Throughout history, giving was a dignity and opportunity extended even to the poorest in the community. Consider the widow Jesus praised for her generosity, though she gave only two, nearly-worthless, copper coins. Jesus called hers an abundant gift. So everyone who has an income can give something. But should everyone give? We get uncomfortable when told we should do something, especially when it comes to money. The truth is, shoulds make the world go round. Wisdom is discovering how the world works and how we should respond to what we know. Imperatives are what lead us to make better decisions, which is why Christ and his apostles offered many healthy “shoulds” to the community of grace. And giving was one of them. The Scriptures teach us we should give to honor God, to keep our loves rightly ordered and to express through giving our love for those who benefit from the Church - her provision of Word, sacrament, pastoral care and equipping, to name a few.
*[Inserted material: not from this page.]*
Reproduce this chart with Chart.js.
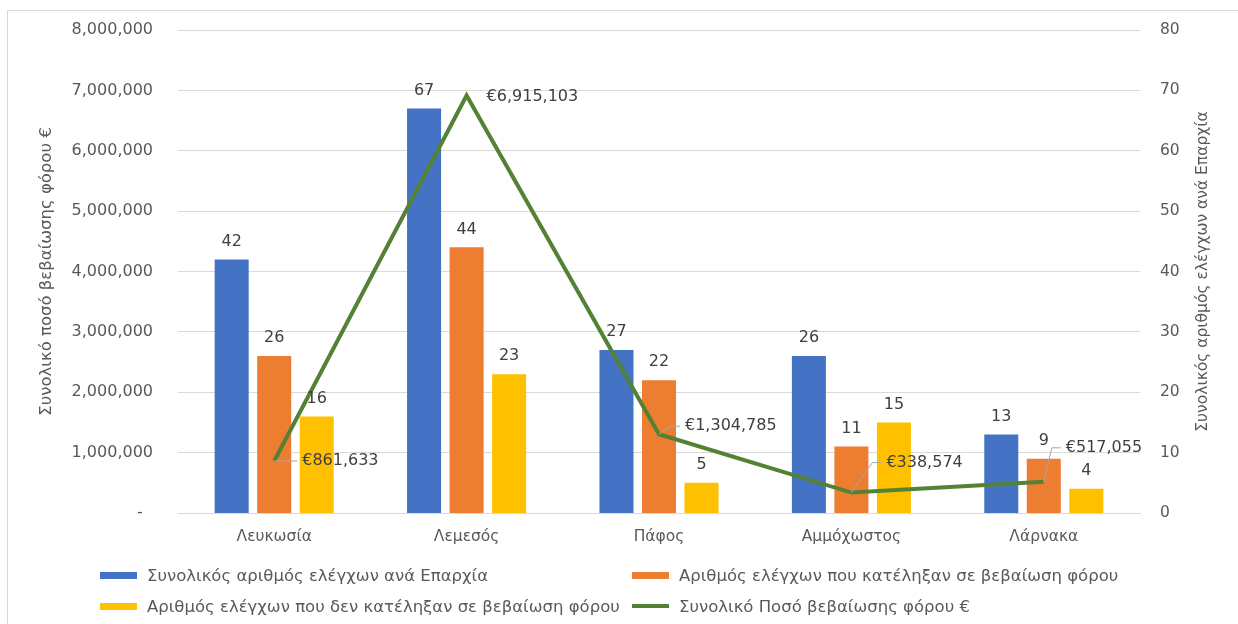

Giving is a Biblical Means to Blessing.
We are stewards, not owners. A steward is a person who has been entrusted with and who manages another’s resources according to the owner’s vision and values. Each of us was created for stewardship by God (Gen 1:28), both a ruler with authority to govern resources and a servant accountable to the owner of the resources. Jesus taught stewardship and blessing in Luke 6, the Sermon on the Plain. He was merely restating and renewing the blessing principle in Malachi 3:6-12. He said:
”Give, and it will be given to you. Good measure, pressed down, shaken together, running over, will be put into your lap. For with the measure you use it will be measured back to you.” The message that God blesses those who give has often been exploited. But unadulterated by greed, this principle is Biblical and therefore immutable. Because we are stewards of God’s blessing, he has promised to bless us when we are faithful with them. Jesus also said in Luke 16 that what we do with our temporal blessings (“little”) determines what God will entrust to us beyond them (“much”). So giving is an invitation to greater blessing. It’s not only freedom from scarcity and idolatry, but it also avails us to divine abundance. If we are not good stewards, living in scarcity or greed, we will worry more about or fixate on our money, regardless of how much we have. This robs us of the joy of being the stewards God created us to be.